> [EXERCISE] Print, exactly and with both ends included, the lines below that run from the one containing "Reproduce this chart with seaborn" to the one containing "import pandas as pd". Pictures are omitted.
──────────
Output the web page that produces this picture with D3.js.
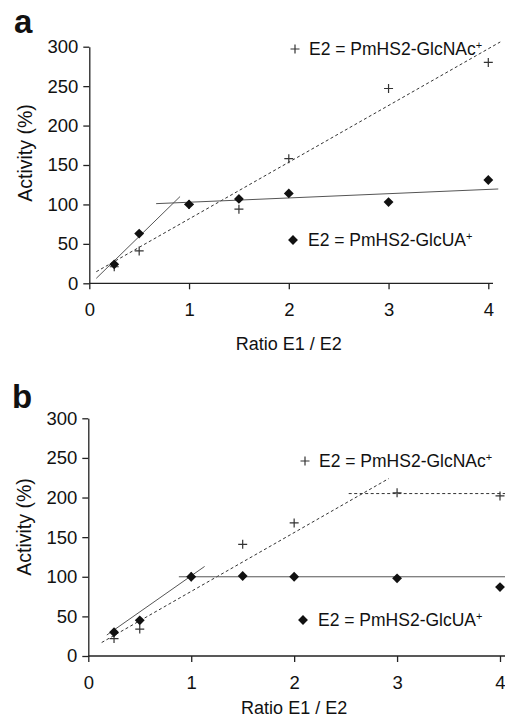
<!DOCTYPE html>
<html>
<head>
<meta charset="utf-8">
<script src="https://cdn.jsdelivr.net/npm/d3@7"></script>
<style>
  body { margin: 0; background: #fff; }
  svg text { font-family: "Liberation Sans", Arial, sans-serif; fill: #111; }
</style>
</head>
<body>
<div id="chart"></div>
<script>
// values
var ratios = [0.25, 0.5, 1, 1.5, 2, 3, 4];
var yTicks = [0, 50, 100, 150, 200, 250, 300];
var xTicks = [0, 1, 2, 3, 4];

var aGlcNAc = [21, 41, 100, 94, 158, 247, 280];
var aGlcUA  = [24, 63, 100, 107, 114, 103, 131];
var bGlcNAc = [22, 34, 100, 141, 168, 206, 202];
var bGlcUA  = [30, 45, 100, 101, 100, 98, 87];

// fitted line segments: [x0, x1], [y0, y1]
var aFitNAc  = [[0.07, 4.12], [14.7, 306]];
var aFitUA1  = [[0.07, 0.91], [6.3, 110]];
var aFitUA2  = [[0.67, 4.10], [101, 119.6]];
var bFitNAc1 = [[0.13, 2.92], [17, 224]];
var bFitNAc2 = [[2.53, 4.05], [205, 205]];
var bFitUA1  = [[0.18, 1.13], [26.5, 113]];
var bFitUA2  = [[0.88, 4.05], [100, 100]];

var svg = d3.select("#chart").append("svg")
    .attr("width", 505)
    .attr("height", 718);

function drawPanel(p) {
  var x = d3.scaleLinear().domain([0, 4]).range([p.left, p.right]);
  var y = d3.scaleLinear().domain([0, 300]).range([p.bottom, p.top]);
  var g = svg.append("g");

  // panel letter
  g.append("text")
      .attr("x", p.letterX).attr("y", p.letterY)
      .attr("font-size", 33).attr("font-weight", "bold")
      .text(p.letter);

  // axes
  var ay = g.append("g")
      .attr("transform", "translate(" + p.left + ",0)")
      .call(d3.axisLeft(y).tickValues(yTicks).tickFormat(d3.format("d"))
        .tickSize(6).tickSizeOuter(0).tickPadding(5));
  var ax = g.append("g")
      .attr("transform", "translate(0," + p.bottom + ")")
      .call(d3.axisBottom(x).tickValues(xTicks).tickFormat(d3.format("d"))
        .tickSize(6).tickSizeOuter(0).tickPadding(14));
  [ax, ay].forEach(function(a) {
    a.selectAll("text").attr("font-size", 18.5).attr("fill", "#111");
    a.selectAll("line").attr("stroke", "#222").attr("stroke-width", 1.3);
    a.select(".domain").attr("stroke", "#222").attr("stroke-width", 1.3);
  });
  ax.select(".domain").attr("d", "M" + p.left + ",0H" + p.axisEnd);

  g.append("text")
      .attr("x", (x(0) + x(4)) / 2).attr("y", p.xTitleY)
      .attr("text-anchor", "middle").attr("font-size", 18)
      .text("Ratio E1 / E2");
  g.append("text")
      .attr("transform", "translate(" + p.yTitleX + "," + p.yTitleY + ") rotate(-90)")
      .attr("text-anchor", "middle").attr("dy", "0.35em").attr("font-size", 19.5)
      .text("Activity (%)");

  // fitted lines
  p.fits.forEach(function(f) {
    g.append("line")
        .attr("x1", x(f.seg[0][0])).attr("y1", y(f.seg[1][0]))
        .attr("x2", x(f.seg[0][1])).attr("y2", y(f.seg[1][1]))
        .attr("stroke", f.dash ? "#333" : "#555")
        .attr("stroke-width", 1)
        .attr("stroke-dasharray", f.dash ? "3,2.5" : null);
  });

  var diamond = d3.symbol().type(d3.symbolDiamond2).size(62);
  var plus = "M-4.5,0H4.5M0,-4.5V4.5";

  g.append("g").selectAll("path")
    .data(ratios.map(function(r, i) { return [r, p.nac[i]]; }))
    .enter().append("path")
      .attr("transform", function(d) { return "translate(" + x(d[0]) + "," + y(d[1]) + ")"; })
      .attr("d", plus).attr("stroke", "#333").attr("stroke-width", 1.2).attr("fill", "none");

  g.append("g").selectAll("path")
    .data(ratios.map(function(r, i) { return [r, p.ua[i]]; }))
    .enter().append("path")
      .attr("transform", function(d) { return "translate(" + x(d[0]) + "," + y(d[1]) + ")"; })
      .attr("d", diamond).attr("fill", "#111");

  // legends
  g.append("path")
      .attr("transform", "translate(" + p.legNac[0] + "," + p.legNac[1] + ")")
      .attr("d", plus).attr("stroke", "#333").attr("stroke-width", 1.2);
  var t1 = g.append("text")
      .attr("x", p.legNac[0] + 14).attr("y", p.legNac[1]).attr("dy", "0.35em")
      .attr("font-size", 17.5).text("E2 = PmHS2-GlcNAc");
  t1.append("tspan").attr("dy", "-0.55em").attr("font-size", 11).text("+");

  g.append("path")
      .attr("transform", "translate(" + p.legUa[0] + "," + p.legUa[1] + ")")
      .attr("d", diamond).attr("fill", "#111");
  var t2 = g.append("text")
      .attr("x", p.legUa[0] + 15).attr("y", p.legUa[1]).attr("dy", "0.35em")
      .attr("font-size", 17.5).text("E2 = PmHS2-GlcUA");
  t2.append("tspan").attr("dy", "-0.55em").attr("font-size", 11).text("+");
}

drawPanel({
  letter: "a", letterX: 14, letterY: 33,
  left: 89.3, right: 488.3, top: 46.7, bottom: 283.3, axisEnd: 493,
  xTitleY: 350, yTitleX: 25, yTitleY: 153,
  nac: aGlcNAc, ua: aGlcUA,
  fits: [{seg: aFitNAc, dash: true}, {seg: aFitUA1}, {seg: aFitUA2}],
  legNac: [295, 49], legUa: [293, 240]
});

drawPanel({
  letter: "b", letterX: 12, letterY: 408,
  left: 88.3, right: 500, top: 418.3, bottom: 656, axisEnd: 505,
  xTitleY: 714, yTitleX: 24, yTitleY: 527,
  nac: bGlcNAc, ua: bGlcUA,
  fits: [{seg: bFitNAc1, dash: true}, {seg: bFitNAc2, dash: true}, {seg: bFitUA1}, {seg: bFitUA2}],
  legNac: [305, 461], legUa: [303, 620]
});
</script>
</body>
</html>
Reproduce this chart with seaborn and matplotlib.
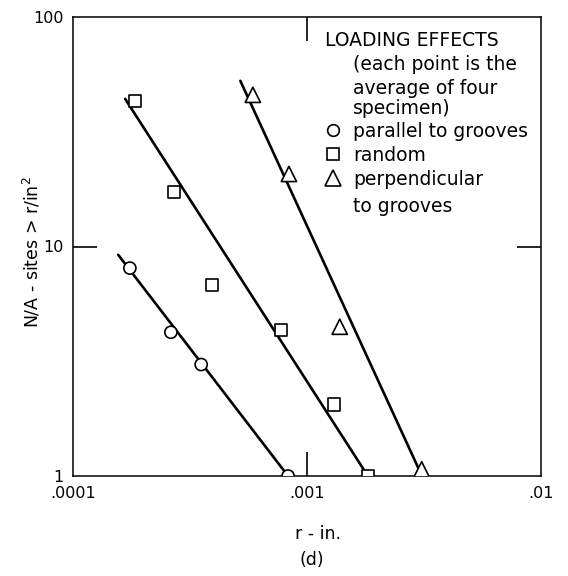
import matplotlib
matplotlib.use("Agg")
import matplotlib.pyplot as plt
from matplotlib.lines import Line2D
import seaborn as sns
import pandas as pd

# ---- data ----
par_r = [1.75e-4, 2.62e-4, 3.53e-4, 8.3e-4]
par_n = [8.05, 4.23, 3.06, 1.0]
ran_r = [1.84e-4, 2.69e-4, 3.91e-4, 7.73e-4, 1.30e-3, 1.82e-3]
ran_n = [42.9, 17.3, 6.8, 4.31, 2.05, 1.0]
per_r = [5.87e-4, 8.37e-4, 1.38e-3, 3.09e-3]
per_n = [45.8, 20.7, 4.47, 1.07]

# fitted lines (end points)
par_fit_r = [1.56e-4, 8.3e-4]
par_fit_n = [9.2, 1.0]
ran_fit_r = [1.67e-4, 1.82e-3]
ran_fit_n = [44.0, 1.0]
per_fit_r = [5.19e-4, 3.1e-3]
per_fit_n = [52.7, 1.0]

series = ["parallel to grooves", "random", "perpendicular to grooves"]
x_ticks = [1e-4, 1e-3, 1e-2]
x_ticklabels = [".0001", ".001", ".01"]
y_ticks = [1, 10, 100]
y_ticklabels = ["1", "10", "100"]

pts = pd.DataFrame({
    "r": par_r + ran_r + per_r,
    "n": par_n + ran_n + per_n,
    "loading": [series[0]] * len(par_r) + [series[1]] * len(ran_r) + [series[2]] * len(per_r),
})
fits = pd.DataFrame({
    "r": par_fit_r + ran_fit_r + per_fit_r,
    "n": par_fit_n + ran_fit_n + per_fit_n,
    "loading": [series[0]] * 2 + [series[1]] * 2 + [series[2]] * 2,
})

sns.set_style("ticks")
plt.rcParams["font.family"] = ["DejaVu Sans"]
plt.rcParams["text.color"] = "black"
plt.rcParams["axes.labelcolor"] = "black"
plt.rcParams["xtick.color"] = "black"
plt.rcParams["ytick.color"] = "black"

W, H = 568, 576
fig = plt.figure(figsize=(W / 100, H / 100), dpi=100)
L, R, T, B = 73, 541, 17, 476
ax = fig.add_axes([L / W, 1 - B / H, (R - L) / W, (B - T) / H])

markers = {series[0]: "o", series[1]: "s", series[2]: "^"}
sizes = {series[0]: 76, series[1]: 76, series[2]: 120}

sns.lineplot(data=fits, x="r", y="n", units="loading", estimator=None, sort=False,
             color="black", linewidth=1.9, ax=ax, legend=False, zorder=2)
sns.scatterplot(data=pts, x="r", y="n", style="loading", markers=markers,
                size="loading", sizes=sizes, color="white", edgecolor="black",
                linewidth=1.2, ax=ax, legend=False, zorder=3)

ax.set_xscale("log")
ax.set_yscale("log")
ax.set_xlim(1e-4, 1e-2)
ax.set_ylim(1, 100)
ax.set_xticks(x_ticks)
ax.set_xticklabels(x_ticklabels)
ax.set_yticks(y_ticks)
ax.set_yticklabels(y_ticklabels)
ax.minorticks_off()
ax.tick_params(axis="both", which="major", direction="in", length=17, width=1.2,
               color="black", labelsize=11.5, pad=7, top=True, right=True,
               labelcolor="black")
# no tick marks at the corners (only the inner decade ticks are drawn)
for axis in (ax.xaxis, ax.yaxis):
    ticks = axis.get_major_ticks()
    for t in (ticks[0], ticks[-1]):
        t.tick1line.set_visible(False)
        t.tick2line.set_visible(False)
for s in ax.spines.values():
    s.set_visible(True)
    s.set_color("black")
    s.set_linewidth(1.1)

ax.set_xlabel("r - in.", fontsize=12.5)
ax.set_ylabel("N/A - sites > r/in$^2$", fontsize=12.5)
ax.xaxis.set_label_coords((318 - L) / (R - L), (B - 525) / (B - T))
ax.yaxis.set_label_coords((42 - L) / (R - L), (B - 252) / (B - T))
fig.text(312 / W, 1 - 560 / H, "(d)", ha="center", va="center", fontsize=12.5)

# legend / annotation block
def px(x, y):
    return x / W, 1 - y / H

fs = 13.5
fig.text(*px(325, 40), "LOADING EFFECTS", ha="left", va="center", fontsize=fs)
for txt, yy in [("(each point is the", 65), ("average of four", 88), ("specimen)", 109)]:
    fig.text(*px(353, yy), txt, ha="left", va="center", fontsize=fs)

handles = [Line2D([], [], linestyle="none", marker=markers[s], markersize=(8.4 if s != series[2] else 11),
                  markerfacecolor="white", markeredgecolor="black", markeredgewidth=1.2)
           for s in series]
labels = ["parallel to grooves", "random", "perpendicular"]
leg = ax.legend(handles, labels, loc="upper left", bbox_to_anchor=px(323.5, 122),
                bbox_transform=fig.transFigure, frameon=False, fontsize=fs,
                handlelength=1.0, handletextpad=0.58, labelspacing=0.26, borderpad=0,
                borderaxespad=0)
fig.text(*px(353, 207), "to grooves", ha="left", va="center", fontsize=fs)

fig.savefig("out.png", dpi=100)
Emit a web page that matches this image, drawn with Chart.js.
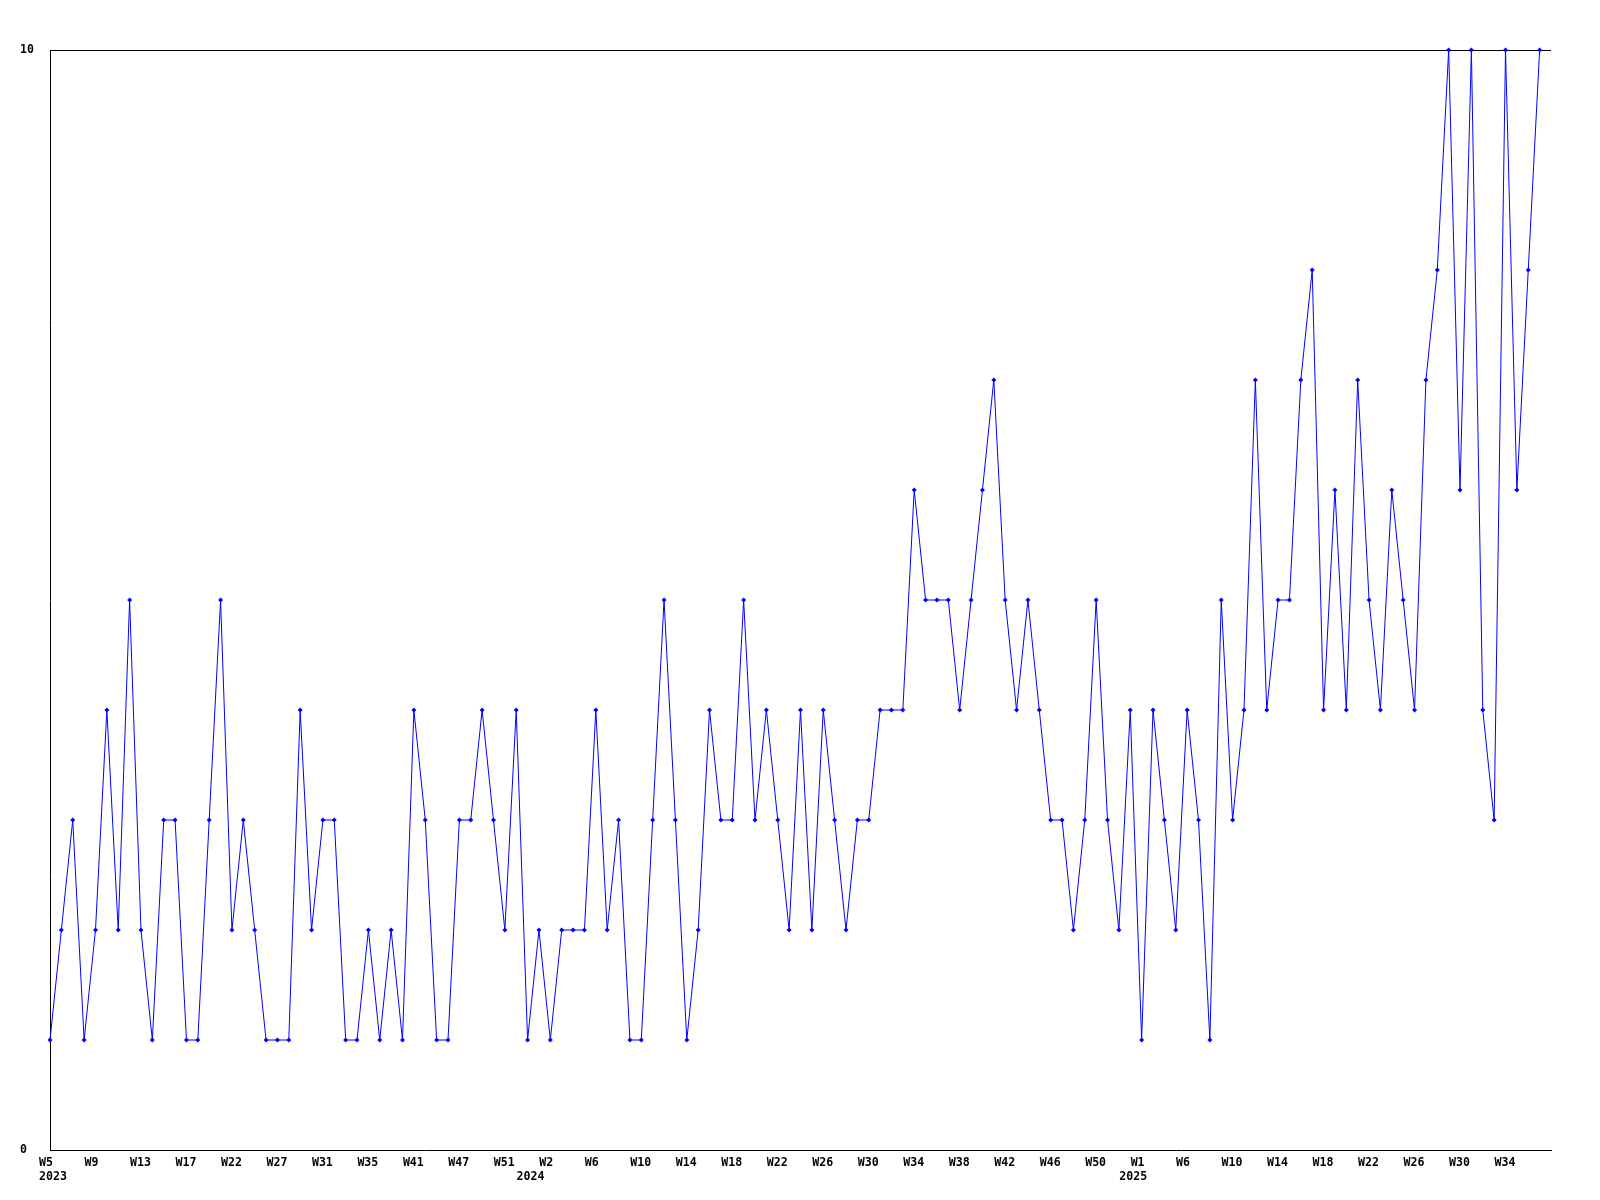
<!DOCTYPE html>
<html>
<head>
<meta charset="utf-8">
<script src="https://cdn.jsdelivr.net/npm/chart.js@4"></script>
<style>
  html, body { margin: 0; padding: 0; background: #fff; }
  canvas { display: block; }
</style>
</head>
<body>
<canvas id="chart" width="1600" height="1200"></canvas>
<script>
// weekly counts, one per point (132 weeks)
const counts = [
  1, 2, 3, 1, 2, 4, 2, 5, 2, 1, 3, 3, 1, 1, 3, 5, 2, 3, 2, 1,
  1, 1, 4, 2, 3, 3, 1, 1, 2, 1, 2, 1, 4, 3, 1, 1, 3, 3, 4, 3,
  2, 4, 1, 2, 1, 2, 2, 2, 4, 2, 3, 1, 1, 3, 5, 3, 1, 2, 4, 3,
  3, 5, 3, 4, 3, 2, 4, 2, 4, 3, 2, 3, 3, 4, 4, 4, 6, 5, 5, 5,
  4, 5, 6, 7, 5, 4, 5, 4, 3, 3, 2, 3, 5, 3, 2, 4, 1, 4, 3, 2,
  4, 3, 1, 5, 3, 4, 7, 4, 5, 5, 7, 8, 4, 6, 4, 7, 5, 4, 6, 5,
  4, 7, 8, 10, 6, 10, 4, 3, 10, 6, 8, 10
];

// a week label every 4th point
const tickWeeks = [
  'W5', 'W9', 'W13', 'W17', 'W22', 'W27', 'W31', 'W35', 'W41', 'W47', 'W51',
  'W2', 'W6', 'W10', 'W14', 'W18', 'W22', 'W26', 'W30', 'W34', 'W38', 'W42', 'W46', 'W50',
  'W1', 'W6', 'W10', 'W14', 'W18', 'W22', 'W26', 'W30', 'W34'
];
// year labels and the point where each one starts
const years = ['2023', '2024', '2025'];
const yearStart = [0, 42, 95];
const yTicks = [0, 10];

// one spare slot at the right end, like the reference
const slots = counts.map((v, i) => i);
slots.push(counts.length);

const font = { family: 'DejaVu Sans Mono', size: 11.6, weight: 'bold', lineHeight: 1.22 };

function tickLabel(i) {
  const week = (i % 4 === 0 && i / 4 < tickWeeks.length) ? tickWeeks[i / 4] : '';
  const y = yearStart.indexOf(i);
  if (y >= 0) return [week, years[y]];
  return week;
}

new Chart(document.getElementById('chart'), {
  type: 'line',
  data: {
    labels: slots,
    datasets: [{
      data: counts,
      borderColor: '#0000ff',
      backgroundColor: '#0000ff',
      borderWidth: 1,
      tension: 0,
      pointStyle: 'rectRot',
      pointRadius: 2.5,
      pointBorderWidth: 0,
      clip: false
    }]
  },
  options: {
    responsive: false,
    animation: false,
    layout: { padding: { left: 20, right: 49, top: 50, bottom: 0 } },
    plugins: { legend: { display: false }, tooltip: { enabled: false } },
    scales: {
      x: {
        grid: { display: false, drawTicks: false },
        border: { color: '#000', width: 1 },
        afterFit: (s) => { s.height = 50; },
        ticks: {
          autoSkip: false,
          maxRotation: 0,
          align: 'start',
          labelOffset: -11,
          padding: 6,
          color: '#000',
          font: font,
          callback: (v, i) => tickLabel(i)
        }
      },
      y: {
        min: yTicks[0],
        max: yTicks[1],
        afterBuildTicks: (s) => { s.ticks = yTicks.map(v => ({ value: v })); },
        afterFit: (s) => { s.width = 30; },
        grid: {
          drawTicks: false,
          color: (c) => c.tick && c.tick.value === yTicks[1] ? '#000' : 'rgba(0,0,0,0)'
        },
        border: { color: '#000', width: 1 },
        ticks: {
          crossAlign: 'far',
          padding: 0,
          color: '#000',
          font: font
        }
      }
    }
  }
});
</script>
</body>
</html>
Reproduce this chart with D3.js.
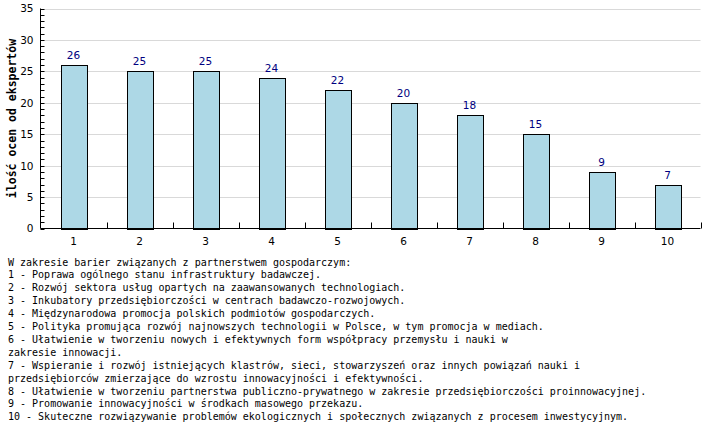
──────────
> [EXPECTED ANSWER]
Reproduce this chart with seaborn and matplotlib.
import matplotlib
matplotlib.use("Agg")
import matplotlib.pyplot as plt
from matplotlib.lines import Line2D
import seaborn as sns
import pandas as pd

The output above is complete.